We commissioned work from the writers we saw performing, and tried to get word out that there was a new magazine looking for new writers. We had to find a printer, and we had to find a way to type up and style the magazine. We had to find a name for it too. Myron still has the brainstorming notes we took. Going Down Swinging seemed to say something about the belligerence and defiance required to start up a magazine, it indicated too the possibility that the magazine might be failing as soon as it appeared, and it went some way towards our attitude to failure, an attitude we felt we shared with Dostoevsky, Hesse, Hamsun, Kafka, Kerouac, Berrigan and all the others we were reading.
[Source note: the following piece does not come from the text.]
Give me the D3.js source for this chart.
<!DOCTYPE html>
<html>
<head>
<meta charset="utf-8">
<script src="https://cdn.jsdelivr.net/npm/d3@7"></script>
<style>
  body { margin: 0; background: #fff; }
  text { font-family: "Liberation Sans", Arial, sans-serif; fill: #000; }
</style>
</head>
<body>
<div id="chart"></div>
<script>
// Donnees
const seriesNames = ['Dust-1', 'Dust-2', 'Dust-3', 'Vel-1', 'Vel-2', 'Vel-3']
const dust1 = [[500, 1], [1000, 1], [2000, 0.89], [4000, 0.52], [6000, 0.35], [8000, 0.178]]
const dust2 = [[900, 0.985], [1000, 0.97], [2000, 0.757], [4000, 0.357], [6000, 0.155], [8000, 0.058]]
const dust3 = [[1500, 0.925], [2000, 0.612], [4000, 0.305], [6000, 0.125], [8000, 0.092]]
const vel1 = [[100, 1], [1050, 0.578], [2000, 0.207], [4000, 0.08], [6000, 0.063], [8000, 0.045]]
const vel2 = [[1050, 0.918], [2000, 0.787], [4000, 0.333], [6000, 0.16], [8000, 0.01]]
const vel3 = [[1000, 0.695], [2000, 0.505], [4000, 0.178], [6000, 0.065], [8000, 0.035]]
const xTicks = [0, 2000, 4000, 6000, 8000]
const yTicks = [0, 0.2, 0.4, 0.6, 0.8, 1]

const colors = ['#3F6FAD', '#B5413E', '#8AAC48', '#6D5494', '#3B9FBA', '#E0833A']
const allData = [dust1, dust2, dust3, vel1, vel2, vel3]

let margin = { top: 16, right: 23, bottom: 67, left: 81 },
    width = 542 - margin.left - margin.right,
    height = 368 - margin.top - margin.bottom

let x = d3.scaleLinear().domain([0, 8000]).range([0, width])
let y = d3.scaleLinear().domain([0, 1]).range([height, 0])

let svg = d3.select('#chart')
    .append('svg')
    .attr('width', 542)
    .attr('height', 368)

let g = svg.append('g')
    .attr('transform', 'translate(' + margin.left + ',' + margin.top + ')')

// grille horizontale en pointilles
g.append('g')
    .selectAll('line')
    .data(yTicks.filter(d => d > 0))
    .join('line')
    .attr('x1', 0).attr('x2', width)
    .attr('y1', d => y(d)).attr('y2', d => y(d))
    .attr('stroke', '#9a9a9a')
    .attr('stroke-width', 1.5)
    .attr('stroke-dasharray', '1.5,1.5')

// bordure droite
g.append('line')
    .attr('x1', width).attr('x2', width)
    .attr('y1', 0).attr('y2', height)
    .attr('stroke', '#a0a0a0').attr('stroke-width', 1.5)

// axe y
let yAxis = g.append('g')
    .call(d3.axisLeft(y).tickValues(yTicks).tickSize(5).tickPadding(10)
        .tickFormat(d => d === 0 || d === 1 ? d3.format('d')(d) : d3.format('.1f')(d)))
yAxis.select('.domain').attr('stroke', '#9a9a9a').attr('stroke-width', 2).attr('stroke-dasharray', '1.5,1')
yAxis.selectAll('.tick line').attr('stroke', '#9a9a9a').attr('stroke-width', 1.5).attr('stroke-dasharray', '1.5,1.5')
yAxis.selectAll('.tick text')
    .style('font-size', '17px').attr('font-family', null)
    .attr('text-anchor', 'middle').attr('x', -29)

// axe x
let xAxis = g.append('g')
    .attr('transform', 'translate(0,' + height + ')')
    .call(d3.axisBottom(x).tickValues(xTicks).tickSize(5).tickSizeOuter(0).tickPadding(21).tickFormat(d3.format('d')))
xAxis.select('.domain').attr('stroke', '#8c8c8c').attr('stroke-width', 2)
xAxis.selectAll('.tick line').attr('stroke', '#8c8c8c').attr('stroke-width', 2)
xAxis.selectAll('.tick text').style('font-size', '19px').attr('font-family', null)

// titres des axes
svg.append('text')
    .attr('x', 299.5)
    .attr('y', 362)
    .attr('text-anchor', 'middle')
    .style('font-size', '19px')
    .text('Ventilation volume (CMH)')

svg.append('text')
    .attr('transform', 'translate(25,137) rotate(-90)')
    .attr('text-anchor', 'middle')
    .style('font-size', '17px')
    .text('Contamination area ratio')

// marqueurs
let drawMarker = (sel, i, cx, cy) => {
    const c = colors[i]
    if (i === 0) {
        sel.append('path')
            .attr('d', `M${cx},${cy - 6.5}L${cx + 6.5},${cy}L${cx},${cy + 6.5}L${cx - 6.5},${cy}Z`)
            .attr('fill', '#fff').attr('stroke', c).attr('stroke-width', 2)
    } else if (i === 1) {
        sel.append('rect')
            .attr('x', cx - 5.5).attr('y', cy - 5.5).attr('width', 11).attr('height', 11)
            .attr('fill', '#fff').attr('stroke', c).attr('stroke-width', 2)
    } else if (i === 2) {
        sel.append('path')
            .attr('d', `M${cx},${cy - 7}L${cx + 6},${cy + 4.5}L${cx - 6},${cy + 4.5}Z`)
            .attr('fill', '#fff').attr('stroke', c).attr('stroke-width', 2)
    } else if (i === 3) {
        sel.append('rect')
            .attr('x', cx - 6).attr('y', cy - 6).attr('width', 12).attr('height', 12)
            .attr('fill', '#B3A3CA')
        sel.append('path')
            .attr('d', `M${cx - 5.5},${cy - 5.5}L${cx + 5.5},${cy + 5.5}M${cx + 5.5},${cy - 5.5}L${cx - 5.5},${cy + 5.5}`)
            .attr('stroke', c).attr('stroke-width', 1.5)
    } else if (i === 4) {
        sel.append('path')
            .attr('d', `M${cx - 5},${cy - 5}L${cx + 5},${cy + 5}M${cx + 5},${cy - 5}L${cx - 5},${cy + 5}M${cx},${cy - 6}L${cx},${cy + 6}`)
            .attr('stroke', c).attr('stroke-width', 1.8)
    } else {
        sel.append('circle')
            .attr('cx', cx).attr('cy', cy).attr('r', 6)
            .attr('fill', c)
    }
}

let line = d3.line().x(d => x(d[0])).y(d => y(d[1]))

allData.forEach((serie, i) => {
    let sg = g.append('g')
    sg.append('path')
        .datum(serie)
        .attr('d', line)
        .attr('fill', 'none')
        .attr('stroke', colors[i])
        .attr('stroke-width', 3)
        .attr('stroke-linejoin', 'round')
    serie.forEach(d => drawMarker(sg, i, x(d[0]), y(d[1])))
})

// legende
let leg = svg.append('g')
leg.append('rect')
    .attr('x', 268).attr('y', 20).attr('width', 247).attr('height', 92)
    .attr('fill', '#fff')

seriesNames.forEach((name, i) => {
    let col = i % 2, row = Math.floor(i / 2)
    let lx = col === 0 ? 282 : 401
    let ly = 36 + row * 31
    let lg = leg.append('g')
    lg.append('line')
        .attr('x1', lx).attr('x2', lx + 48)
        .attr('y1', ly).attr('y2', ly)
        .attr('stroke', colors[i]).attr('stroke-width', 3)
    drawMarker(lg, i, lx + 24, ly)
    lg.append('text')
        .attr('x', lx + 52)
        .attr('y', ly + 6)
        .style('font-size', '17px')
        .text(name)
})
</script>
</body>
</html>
There are a lot of stories to tell about the those early years and the next fourteen, from 1980 to 1994, as we produced fourteen issues of a magazine we thought at first would come out at least three times a year. It wasn’t long before we had several thousand submissions for each issue from all over Australia to read, argue over, comment on, and mostly reject. You will see from the lists of editors over those years that we had many collaborators along the way, and all of them kept the fragile journal alive through a number of shaky years.
The early issues were produced with typewriters and Roneo sheets. It involved hours of typing up the pages of the journal on foolscap waxed sheets, each letter having to be banged out to make a crisp image. By about 1986 I had severe RSI, mainly from typing up the journal and those unpublished novels that are part of a writing apprenticeship. We kept trying to push the technology, primitive though it seems now, and along the way managed to publish dozens of writers for the first time, produce one of Antoni Jach’s photo-montage fictions, and Australia’s first spoken word CD.
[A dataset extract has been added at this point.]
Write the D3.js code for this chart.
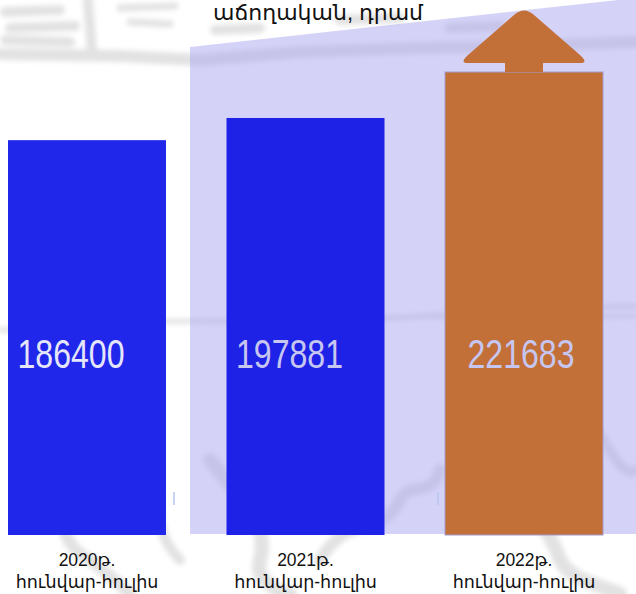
<!DOCTYPE html>
<html><head><meta charset="utf-8">
<script src="https://cdn.jsdelivr.net/npm/d3@7"></script>
<style>html,body{margin:0;padding:0;background:#fff;}svg{display:block;}</style>
</head><body>
<script>
const categories = ["2020թ.", "2021թ.", "2022թ."];
const subLabel = ["հունվար-հուլիս", "հունվար-հուլիս", "հունվար-հուլիս"];
const values = [186400, 197881, 221683];
const valueLabels = ["186400", "197881", "221683"];
const barColors = ["#2127ea", "#1e22e6", "#c36f38"];
const labelColors = ["#e6e6fa", "#c6c6f0", "#c6c6f0"];
const title = "աճողական, դրամ";

const W = 636, H = 594;
const svg = d3.select("body").append("svg").attr("width", W).attr("height", H);
const defs = svg.append("defs");
defs.append("filter").attr("id","blur").append("feGaussianBlur").attr("stdDeviation", 2.5);

// faint sketch-like background
const bg = svg.append("g").attr("filter","url(#blur)").attr("fill","none").attr("stroke","#e2e2e2").attr("stroke-linecap","round").attr("stroke-linejoin","round");
const strokes = [
  ["M0,54 L120,56 L200,60 L300,52 L420,48 L520,46 L636,42", 12],
  ["M5,12 L60,10 M10,28 L75,26 M5,40 L70,42", 10],
  ["M88,0 L92,52", 10],
  ["M120,8 L175,6 M130,22 L170,24", 7],
  ["M215,30 L260,28 M340,20 L400,18 M450,28 L500,26", 10],
  ["M0,330 C100,326 150,318 250,322 C350,326 450,310 636,306", 5],
  ["M360,318 C420,314 480,320 636,316", 4],
  ["M30,470 C70,500 50,540 90,560 C110,575 120,585 130,594", 12],
  ["M150,430 C170,470 140,520 180,560", 10],
  ["M210,460 C240,500 270,520 260,560 C255,575 270,590 290,594", 14],
  ["M320,560 C350,510 380,540 400,500 C410,480 430,500 440,470", 12],
  ["M470,480 C510,520 540,500 560,560 C570,580 600,585 620,594", 14],
  ["M590,420 C610,450 625,480 636,470", 10],
  ["M250,420 C300,440 330,430 360,460", 8]
];
strokes.forEach(([d,w]) => bg.append("path").attr("d", d).attr("stroke-width", w));

const x = d3.scaleBand().domain(categories).range([8, 603]).paddingInner(0.277).paddingOuter(0);
const y = d3.scaleLinear().domain([-18000, 221683]).range([535, 72]);

// lavender panel
svg.append("path")
  .attr("d", "M190,47 L636,-2 L636,534 L190,534 Z")
  .attr("fill", "#a9a7f0").attr("fill-opacity", 0.5);

// small tick marks
svg.selectAll("line.tk").data([174, 438]).join("line")
  .attr("x1", d => d).attr("x2", d => d).attr("y1", 492).attr("y2", 505)
  .attr("stroke", "#b8c4ee").attr("stroke-width", 1.5);

// bars
svg.selectAll("rect.bar").data(values).join("rect")
  .attr("x", (d,i) => x(categories[i]))
  .attr("y", d => y(d))
  .attr("width", x.bandwidth())
  .attr("height", d => y.range()[0] - y(d))
  .attr("fill", (d,i) => barColors[i])
  .attr("stroke", (d,i) => i === 2 ? "#a09ccc" : "none")
  .attr("stroke-width", 1);

// arrow on last bar
const cx = x(categories[2]) + x.bandwidth()/2;
const t = y(values[2]);
const a = d3.path();
a.moveTo(cx - 19, t);
a.lineTo(cx - 19, t - 9);
a.lineTo(cx - 56, t - 9);
a.quadraticCurveTo(cx - 65, t - 9, cx - 56, t - 17);
a.lineTo(cx - 10, t - 57);
a.quadraticCurveTo(cx, t - 66, cx + 10, t - 57);
a.lineTo(cx + 56, t - 17);
a.quadraticCurveTo(cx + 65, t - 9, cx + 56, t - 9);
a.lineTo(cx + 19, t - 9);
a.lineTo(cx + 19, t);
a.closePath();
svg.append("path").attr("d", a.toString()).attr("fill", "#c36f38");

// value labels
const shifts = [-16, -16, -3];
svg.selectAll("text.val").data(values).join("text")
  .attr("x", (d,i) => x(categories[i]) + x.bandwidth()/2 + shifts[i])
  .attr("y", 368)
  .attr("text-anchor", "middle")
  .attr("font-family", "Liberation Sans, Arial, sans-serif")
  .attr("font-size", 40)
  .attr("textLength", 107)
  .attr("lengthAdjust", "spacingAndGlyphs")
  .attr("fill", (d,i) => labelColors[i])
  .text((d,i) => valueLabels[i]);

// category labels
const lab = svg.selectAll("g.cat").data(categories).join("g")
  .attr("transform", d => `translate(${x(d) + x.bandwidth()/2},0)`);
lab.append("text").attr("y", 566).attr("text-anchor","middle")
  .attr("font-family","Liberation Sans, Arial, DejaVu Sans, sans-serif").attr("font-size",17.5).attr("fill","#111")
  .text(d => d);
lab.append("text").attr("y", 588).attr("text-anchor","middle")
  .attr("font-family","Liberation Sans, Arial, DejaVu Sans, sans-serif").attr("font-size",17.5).attr("fill","#111")
  .text((d,i) => subLabel[i]);

// title
svg.append("text").attr("x", 318).attr("y", 20).attr("text-anchor","middle")
  .attr("font-family","Liberation Sans, Arial, DejaVu Sans, sans-serif").attr("font-size",22).attr("fill","#111")
  .text(title);
</script>
</body></html>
The GDS editors had a few guiding principles or inspirations. One of them was to keep a balance between the genders in the magazine. This meant we received more and more work from women as the years went by, which was exciting. Another principle was to publish new writers, whether young or old, but mostly young. In this way, we wanted the magazine to be on an edge, somewhere outside the main game, outside the mainstream, but not dismissive of those established writers who were so important to us beginners. We wanted the magazine to generate some discussion or thought, and to recognise Australian writers and writing we thought worth noticing. So we interviewed one or two writers at length in each issue for those first fourteen issues. This was great fun for us, contacting writers we admired, re-reading their work, making up the questions, then actually doing the interviews.
We also decided from the beginning to offer each submission a personal reply rather than a standard rejection slip. This was dangerous territory, because instead of accepting a rejection and learning something for the future from our comments, some writers either took offence at criticism or treated the criticisms we made as instructions for re-writing their piece which would then, in their minds, certainly be accepted on re-submission. In any case, the quantity of submissions after a year or two meant we could not keep to our original commitment all the time. The hours spent discussing and debating the merits of particular stories or poems submitted was for us what kept us going. It was an apprenticeship in reading.
In those early years support from Nolan Tyrrell, Carol Carter, Lauren Williams, Antoni Jach, Pi O, Andrea Lloyd, Grant Caldwell, Lyn Boughton, Stephen J Williams and many others was essential to the survival of GDS.
When we stepped back from GDS in 1994, we hoped each new editor and each new editorial team would do something new and unexpected with the magazine, but maybe keep it working somewhere within those early principles. And that’s what has happened. By changing editorships frequently, keeping the editors young, and keeping the magazine open to new writers, it has taken on shapes I couldn’t have imagined. Hopefully it will be there somewhere in the future of small press literary publishing for as long as there are new writers with new ideas.